Dense Subgraph Maintenance under Streaming Edge Weight Updates for Real-time Story Identification
Venue
The VLDB Journal (2013), pp. 1-25
Publication Year
2013
Authors
Albert Angel, Nick Koudas, Nikos Sarkas, Divesh Srivastava, Michael Svendsen, Srikanta Tirthapura
BibTeX
Abstract
Recent years have witnessed an unprecedented proliferation of social media. People
around the globe author, every day, millions of blog posts, micro-blog posts,
social network status updates, etc. This rich stream of information can be used to
identify, on an ongoing basis, emerging stories, and events that capture popular
attention. Stories can be identified via groups of tightly-coupled real-world
entities, namely the people, locations, products, etc., that are involved in the
story. The sheer scale, and rapid evolution of the data involved necessitate highly
efficient techniques for identifying important stories at every point of time. The
main challenge in real-time story identification is the maintenance of dense
subgraphs (corresponding to groups of tightly-coupled entities) under streaming
edge weight updates (resulting from a stream of user-generated content). This is
the first work to study the efficient maintenance of dense subgraphs under such
streaming edge weight updates.

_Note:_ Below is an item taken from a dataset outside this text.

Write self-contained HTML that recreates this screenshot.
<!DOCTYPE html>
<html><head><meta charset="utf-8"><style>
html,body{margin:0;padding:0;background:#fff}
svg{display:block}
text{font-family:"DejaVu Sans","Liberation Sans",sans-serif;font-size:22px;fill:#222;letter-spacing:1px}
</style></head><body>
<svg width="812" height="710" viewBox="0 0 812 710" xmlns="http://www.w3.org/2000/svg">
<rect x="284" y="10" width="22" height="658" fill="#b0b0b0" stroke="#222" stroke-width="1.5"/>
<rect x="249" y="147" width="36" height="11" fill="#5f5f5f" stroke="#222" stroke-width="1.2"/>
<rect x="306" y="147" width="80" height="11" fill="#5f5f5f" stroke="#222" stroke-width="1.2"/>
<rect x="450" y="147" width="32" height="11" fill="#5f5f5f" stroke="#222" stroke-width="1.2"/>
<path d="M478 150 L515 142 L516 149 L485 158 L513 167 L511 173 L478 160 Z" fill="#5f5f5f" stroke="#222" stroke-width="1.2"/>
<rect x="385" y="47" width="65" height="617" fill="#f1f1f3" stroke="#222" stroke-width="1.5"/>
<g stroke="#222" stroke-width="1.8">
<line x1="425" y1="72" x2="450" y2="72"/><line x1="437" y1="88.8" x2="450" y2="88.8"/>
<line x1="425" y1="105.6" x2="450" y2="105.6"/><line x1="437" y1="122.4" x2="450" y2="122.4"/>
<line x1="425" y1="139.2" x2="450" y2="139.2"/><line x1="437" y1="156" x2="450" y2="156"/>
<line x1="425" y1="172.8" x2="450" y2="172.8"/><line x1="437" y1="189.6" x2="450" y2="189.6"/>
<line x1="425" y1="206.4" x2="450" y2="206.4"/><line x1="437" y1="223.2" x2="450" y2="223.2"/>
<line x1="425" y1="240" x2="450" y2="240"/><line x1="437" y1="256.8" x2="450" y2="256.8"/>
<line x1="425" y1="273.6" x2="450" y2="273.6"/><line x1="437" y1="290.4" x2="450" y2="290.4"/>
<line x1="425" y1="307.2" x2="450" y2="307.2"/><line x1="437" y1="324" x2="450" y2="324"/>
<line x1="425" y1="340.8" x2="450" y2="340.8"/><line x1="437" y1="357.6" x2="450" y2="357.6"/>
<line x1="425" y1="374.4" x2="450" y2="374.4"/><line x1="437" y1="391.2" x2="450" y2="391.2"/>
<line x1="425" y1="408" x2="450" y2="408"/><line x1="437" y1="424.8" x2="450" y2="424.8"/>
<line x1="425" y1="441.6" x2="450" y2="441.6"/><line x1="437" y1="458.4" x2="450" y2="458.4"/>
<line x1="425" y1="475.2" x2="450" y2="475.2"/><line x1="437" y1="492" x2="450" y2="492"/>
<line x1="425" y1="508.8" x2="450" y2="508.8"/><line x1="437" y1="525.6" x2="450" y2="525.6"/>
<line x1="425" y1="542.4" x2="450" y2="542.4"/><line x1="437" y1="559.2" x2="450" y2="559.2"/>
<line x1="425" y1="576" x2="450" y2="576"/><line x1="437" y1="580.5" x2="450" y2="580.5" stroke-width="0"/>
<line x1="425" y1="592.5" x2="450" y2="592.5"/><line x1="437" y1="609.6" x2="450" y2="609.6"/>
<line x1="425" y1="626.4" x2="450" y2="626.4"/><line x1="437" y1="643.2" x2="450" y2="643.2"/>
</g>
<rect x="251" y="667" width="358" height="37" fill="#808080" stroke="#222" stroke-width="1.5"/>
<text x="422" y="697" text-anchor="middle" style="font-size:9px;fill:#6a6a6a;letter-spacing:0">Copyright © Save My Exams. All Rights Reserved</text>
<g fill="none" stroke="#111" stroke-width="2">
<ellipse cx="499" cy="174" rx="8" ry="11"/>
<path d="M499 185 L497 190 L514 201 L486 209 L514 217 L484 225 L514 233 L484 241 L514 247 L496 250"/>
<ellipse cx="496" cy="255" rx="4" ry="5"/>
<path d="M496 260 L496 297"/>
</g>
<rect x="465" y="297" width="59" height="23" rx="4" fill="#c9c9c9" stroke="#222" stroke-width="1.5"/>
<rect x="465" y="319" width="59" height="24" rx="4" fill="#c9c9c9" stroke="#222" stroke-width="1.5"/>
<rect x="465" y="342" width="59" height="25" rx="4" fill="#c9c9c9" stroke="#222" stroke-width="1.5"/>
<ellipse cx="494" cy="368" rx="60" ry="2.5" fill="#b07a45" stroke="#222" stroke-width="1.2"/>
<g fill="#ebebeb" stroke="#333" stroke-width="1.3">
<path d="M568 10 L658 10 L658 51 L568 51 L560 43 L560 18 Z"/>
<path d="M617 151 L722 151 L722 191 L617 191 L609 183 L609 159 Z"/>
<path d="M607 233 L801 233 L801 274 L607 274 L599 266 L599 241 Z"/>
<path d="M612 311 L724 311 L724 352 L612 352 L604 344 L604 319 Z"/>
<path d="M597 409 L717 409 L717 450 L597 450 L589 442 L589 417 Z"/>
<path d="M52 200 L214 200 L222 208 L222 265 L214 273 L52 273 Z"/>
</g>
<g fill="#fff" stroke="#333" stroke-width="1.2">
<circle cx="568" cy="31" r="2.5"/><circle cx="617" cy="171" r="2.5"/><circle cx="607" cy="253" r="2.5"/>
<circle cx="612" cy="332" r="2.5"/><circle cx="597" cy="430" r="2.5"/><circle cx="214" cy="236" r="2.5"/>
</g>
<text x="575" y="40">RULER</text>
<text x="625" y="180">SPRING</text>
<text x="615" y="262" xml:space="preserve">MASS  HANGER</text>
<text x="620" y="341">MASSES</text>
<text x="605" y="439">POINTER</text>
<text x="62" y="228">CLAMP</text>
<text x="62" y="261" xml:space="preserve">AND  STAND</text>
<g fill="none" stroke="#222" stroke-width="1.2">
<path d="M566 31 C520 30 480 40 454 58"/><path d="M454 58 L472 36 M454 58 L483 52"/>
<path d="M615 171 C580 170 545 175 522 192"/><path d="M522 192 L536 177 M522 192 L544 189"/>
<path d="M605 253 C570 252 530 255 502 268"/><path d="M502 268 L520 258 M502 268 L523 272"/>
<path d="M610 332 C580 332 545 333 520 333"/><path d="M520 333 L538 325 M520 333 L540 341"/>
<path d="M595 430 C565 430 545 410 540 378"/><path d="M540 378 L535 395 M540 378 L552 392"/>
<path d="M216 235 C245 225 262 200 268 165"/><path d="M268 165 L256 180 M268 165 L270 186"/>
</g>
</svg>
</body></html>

For a wide range of definitions of density, we
derive theoretical results regarding the magnitude of change that a single edge
weight update can cause. Based on these, we propose a novel algorithm, DynDens,
which outperforms adaptations of existing techniques to this setting, and yields
meaningful results. Our approach is validated by a thorough experimental evaluation
on large-scale real and synthetic datasets.